Material shown.
★ ★ ★ ★ ★ ★ ★

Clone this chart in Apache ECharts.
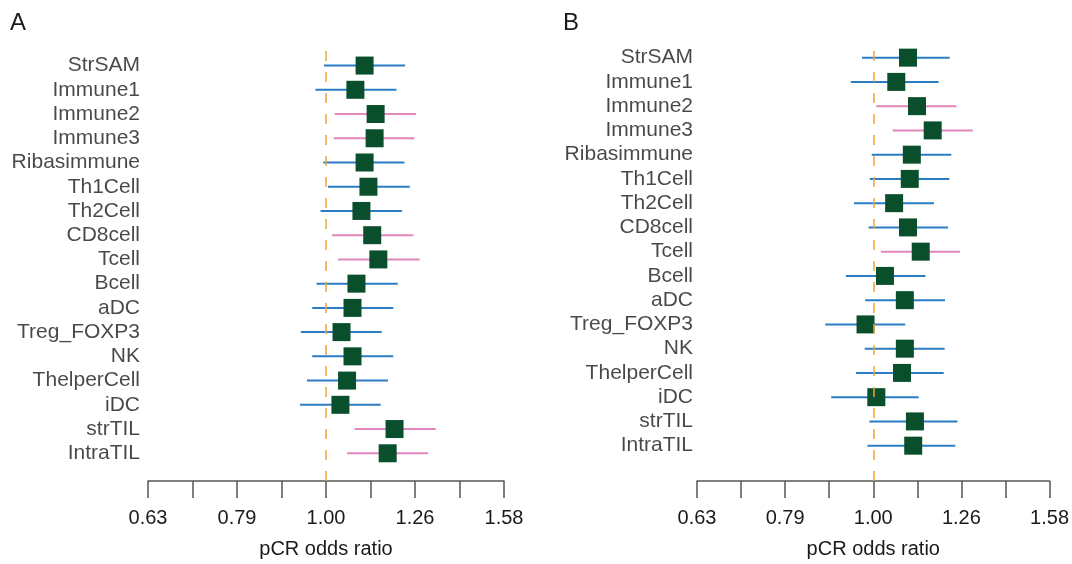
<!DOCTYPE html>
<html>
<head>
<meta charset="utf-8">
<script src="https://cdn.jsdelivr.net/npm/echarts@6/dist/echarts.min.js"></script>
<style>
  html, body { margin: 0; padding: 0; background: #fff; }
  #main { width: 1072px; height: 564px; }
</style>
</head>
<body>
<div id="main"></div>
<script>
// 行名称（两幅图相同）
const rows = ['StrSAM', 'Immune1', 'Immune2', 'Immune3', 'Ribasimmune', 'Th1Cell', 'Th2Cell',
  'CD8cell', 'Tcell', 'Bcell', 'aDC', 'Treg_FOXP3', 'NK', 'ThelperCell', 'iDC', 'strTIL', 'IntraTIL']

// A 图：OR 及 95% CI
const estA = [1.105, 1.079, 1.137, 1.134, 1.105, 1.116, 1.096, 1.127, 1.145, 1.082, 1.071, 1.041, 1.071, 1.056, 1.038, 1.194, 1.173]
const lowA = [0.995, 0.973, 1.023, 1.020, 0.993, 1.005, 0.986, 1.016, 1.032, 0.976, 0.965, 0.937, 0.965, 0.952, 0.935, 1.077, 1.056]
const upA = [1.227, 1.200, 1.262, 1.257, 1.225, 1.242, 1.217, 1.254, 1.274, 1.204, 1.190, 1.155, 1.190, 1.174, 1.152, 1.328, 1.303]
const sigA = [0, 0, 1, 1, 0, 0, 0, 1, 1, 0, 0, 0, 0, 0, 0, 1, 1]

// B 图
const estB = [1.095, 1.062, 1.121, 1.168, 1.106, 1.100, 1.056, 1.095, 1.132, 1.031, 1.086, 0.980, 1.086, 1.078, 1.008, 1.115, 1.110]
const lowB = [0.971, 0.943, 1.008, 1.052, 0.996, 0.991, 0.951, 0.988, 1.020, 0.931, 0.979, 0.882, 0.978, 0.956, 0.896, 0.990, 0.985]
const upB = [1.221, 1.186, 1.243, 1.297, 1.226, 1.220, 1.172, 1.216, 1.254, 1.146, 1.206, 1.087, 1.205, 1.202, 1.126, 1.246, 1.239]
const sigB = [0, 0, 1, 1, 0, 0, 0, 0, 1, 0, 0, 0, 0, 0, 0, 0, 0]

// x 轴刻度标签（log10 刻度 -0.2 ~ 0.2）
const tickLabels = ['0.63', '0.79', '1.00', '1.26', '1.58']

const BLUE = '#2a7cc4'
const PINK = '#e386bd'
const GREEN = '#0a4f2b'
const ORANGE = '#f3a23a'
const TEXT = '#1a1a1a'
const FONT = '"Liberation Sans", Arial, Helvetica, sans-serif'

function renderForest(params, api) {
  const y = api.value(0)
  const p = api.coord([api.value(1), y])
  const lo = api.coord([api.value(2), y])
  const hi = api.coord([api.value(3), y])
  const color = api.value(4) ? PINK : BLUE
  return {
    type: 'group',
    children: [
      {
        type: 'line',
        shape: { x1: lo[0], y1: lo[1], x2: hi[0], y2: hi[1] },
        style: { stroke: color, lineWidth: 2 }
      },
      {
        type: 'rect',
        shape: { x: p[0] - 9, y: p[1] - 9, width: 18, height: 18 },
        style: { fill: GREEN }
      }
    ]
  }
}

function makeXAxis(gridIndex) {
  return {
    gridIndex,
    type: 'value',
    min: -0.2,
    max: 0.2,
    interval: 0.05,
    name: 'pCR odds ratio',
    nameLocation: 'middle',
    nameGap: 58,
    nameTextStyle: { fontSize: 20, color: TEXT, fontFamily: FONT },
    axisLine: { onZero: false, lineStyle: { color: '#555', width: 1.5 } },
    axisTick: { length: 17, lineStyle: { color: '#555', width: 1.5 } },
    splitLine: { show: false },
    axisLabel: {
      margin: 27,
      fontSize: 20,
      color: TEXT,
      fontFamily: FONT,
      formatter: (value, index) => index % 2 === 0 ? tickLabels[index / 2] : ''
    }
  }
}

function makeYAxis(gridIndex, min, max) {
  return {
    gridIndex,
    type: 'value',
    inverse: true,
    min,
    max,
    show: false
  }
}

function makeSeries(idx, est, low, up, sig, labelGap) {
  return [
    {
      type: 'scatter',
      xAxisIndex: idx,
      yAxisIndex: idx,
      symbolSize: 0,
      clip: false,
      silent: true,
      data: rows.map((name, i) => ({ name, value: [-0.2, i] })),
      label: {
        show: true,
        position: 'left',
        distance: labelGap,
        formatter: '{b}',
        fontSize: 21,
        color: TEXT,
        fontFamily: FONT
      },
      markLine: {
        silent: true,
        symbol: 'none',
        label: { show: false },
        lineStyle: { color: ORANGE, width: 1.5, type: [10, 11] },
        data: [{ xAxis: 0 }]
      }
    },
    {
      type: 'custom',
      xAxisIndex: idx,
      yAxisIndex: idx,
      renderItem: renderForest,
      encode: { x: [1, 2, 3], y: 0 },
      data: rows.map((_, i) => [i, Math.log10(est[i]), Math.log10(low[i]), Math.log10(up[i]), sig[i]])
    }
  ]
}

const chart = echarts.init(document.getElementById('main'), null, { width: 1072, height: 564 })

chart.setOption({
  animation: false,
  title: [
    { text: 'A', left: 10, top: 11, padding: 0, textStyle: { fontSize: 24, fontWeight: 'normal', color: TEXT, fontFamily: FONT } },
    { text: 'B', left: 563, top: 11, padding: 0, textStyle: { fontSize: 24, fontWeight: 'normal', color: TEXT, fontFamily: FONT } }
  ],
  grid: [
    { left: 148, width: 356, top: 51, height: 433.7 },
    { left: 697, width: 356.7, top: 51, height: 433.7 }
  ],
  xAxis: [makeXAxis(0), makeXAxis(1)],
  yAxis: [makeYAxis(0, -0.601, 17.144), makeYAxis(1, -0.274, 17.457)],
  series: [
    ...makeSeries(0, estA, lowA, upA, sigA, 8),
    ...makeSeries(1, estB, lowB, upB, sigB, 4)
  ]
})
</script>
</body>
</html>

★ ★ ★ ★ ★ ★ ★

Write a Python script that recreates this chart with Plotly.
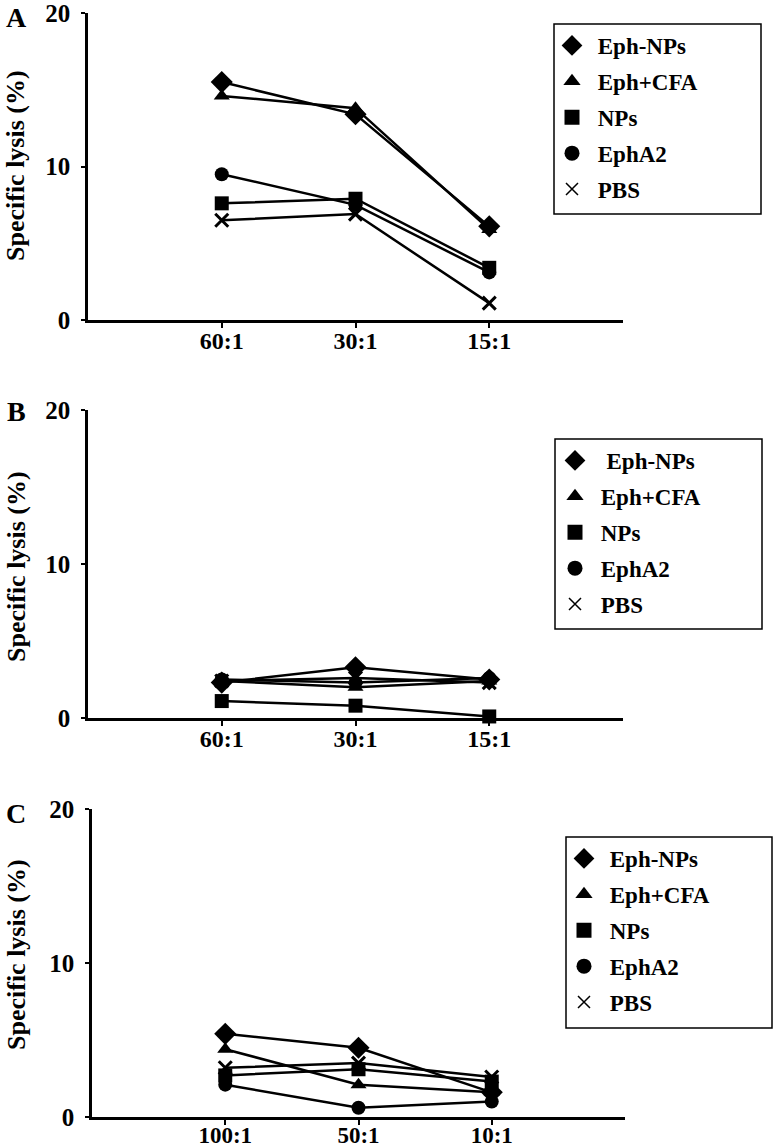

★ ★ ★ ★ ★ ★ ★

Instructions to follow. Print exactly the lines from the line containing "Clone this chart in Apache ECharts." through the line containing "const tickLabels = ['0.63', '0.79', '1.00', '1.26', '1.58']", and omit any picture found among them.

Response below.
Clone this chart in Apache ECharts.
<!DOCTYPE html>
<html>
<head>
<meta charset="utf-8">
<script src="https://cdn.jsdelivr.net/npm/echarts@6/dist/echarts.min.js"></script>
<style>
  html, body { margin: 0; padding: 0; background: #fff; }
  #main { width: 1072px; height: 564px; }
</style>
</head>
<body>
<div id="main"></div>
<script>
// 行名称（两幅图相同）
const rows = ['StrSAM', 'Immune1', 'Immune2', 'Immune3', 'Ribasimmune', 'Th1Cell', 'Th2Cell',
  'CD8cell', 'Tcell', 'Bcell', 'aDC', 'Treg_FOXP3', 'NK', 'ThelperCell', 'iDC', 'strTIL', 'IntraTIL']

// A 图：OR 及 95% CI
const estA = [1.105, 1.079, 1.137, 1.134, 1.105, 1.116, 1.096, 1.127, 1.145, 1.082, 1.071, 1.041, 1.071, 1.056, 1.038, 1.194, 1.173]
const lowA = [0.995, 0.973, 1.023, 1.020, 0.993, 1.005, 0.986, 1.016, 1.032, 0.976, 0.965, 0.937, 0.965, 0.952, 0.935, 1.077, 1.056]
const upA = [1.227, 1.200, 1.262, 1.257, 1.225, 1.242, 1.217, 1.254, 1.274, 1.204, 1.190, 1.155, 1.190, 1.174, 1.152, 1.328, 1.303]
const sigA = [0, 0, 1, 1, 0, 0, 0, 1, 1, 0, 0, 0, 0, 0, 0, 1, 1]

// B 图
const estB = [1.095, 1.062, 1.121, 1.168, 1.106, 1.100, 1.056, 1.095, 1.132, 1.031, 1.086, 0.980, 1.086, 1.078, 1.008, 1.115, 1.110]
const lowB = [0.971, 0.943, 1.008, 1.052, 0.996, 0.991, 0.951, 0.988, 1.020, 0.931, 0.979, 0.882, 0.978, 0.956, 0.896, 0.990, 0.985]
const upB = [1.221, 1.186, 1.243, 1.297, 1.226, 1.220, 1.172, 1.216, 1.254, 1.146, 1.206, 1.087, 1.205, 1.202, 1.126, 1.246, 1.239]
const sigB = [0, 0, 1, 1, 0, 0, 0, 0, 1, 0, 0, 0, 0, 0, 0, 0, 0]

// x 轴刻度标签（log10 刻度 -0.2 ~ 0.2）
const tickLabels = ['0.63', '0.79', '1.00', '1.26', '1.58']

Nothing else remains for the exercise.